Silver State Bank
- Type: Private company
- Industry: Financial services
- Founded: 1996; 30 years ago in Las Vegas, Nevada, United States
- Defunct: September 5, 2008
- Fate: Close by regulators
- Successor: Zions Bancorporation
- Headquarters: Las Vegas, Nevada, United States
- Area served: Nevada and western United States
- Products: Banking services
- Website: Silver State Bank (Archive)^{[link removed]}

= Silver State Bank =

Silver State Bank was an American commercial bank based in Nevada that failed in 2008. The bank had 17 branches in the Las Vegas and Phoenix metropolitan areas and loan operations across the western United States. The bank's assets were acquired by Zions Bancorporation, a bank holding corporation with $2 billion in assets.

==History==
Silver State Bank was a community bank founded in 1996 operating in the Las Vegas metropolitan area.
On September 5, 2006, Silver State Bancorp, the bank's holding company, acquired Choice Bank in the Phoenix/Scottsdale region of Arizona, and merged operations in 2008.

==Failure==
On September 5, 2008, the bank was closed by the Nevada Financial Institutions Division and placed under Federal Deposit Insurance Corporation (FDIC) receivership. Nonbrokered FDIC-insured accounts in Nevada were transferred to Nevada State Bank, while those in Arizona were transferred to National Bank of Arizona, both of which are operating subsidiaries of Zions Bancorporation. The bank was the 11th insured commercial bank to fail in 2008, compared to three in all of 2007. An estimated $450 to $550 million in losses are expected to be covered by the FDIC Deposit Insurance Fund. Some customers, who did not understand FDIC insurance limits, sustained losses of deposits they believed safe. Uninsured deposited amounted to $20 million in 500 accounts.
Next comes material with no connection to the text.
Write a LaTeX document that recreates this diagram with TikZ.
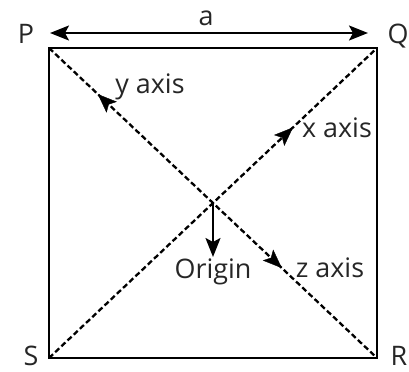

The underlying cause of failure was overexposure to risky real estate loans, especially mortgages on undeveloped land purchased for home construction that was no longer viable following the collapse of the housing bubble. In January 2009, Silver State Bancorp filed for Chapter 11 bankruptcy protection.

==Andrew McCain==
The Wall Street Journal reported that Andrew McCain, son of Republican presidential candidate John McCain, sat on the board of Silver State Bank for five months in 2008, resigning on July 26 for "personal reasons," shortly before he would have had to sign off on second-quarter audit statements.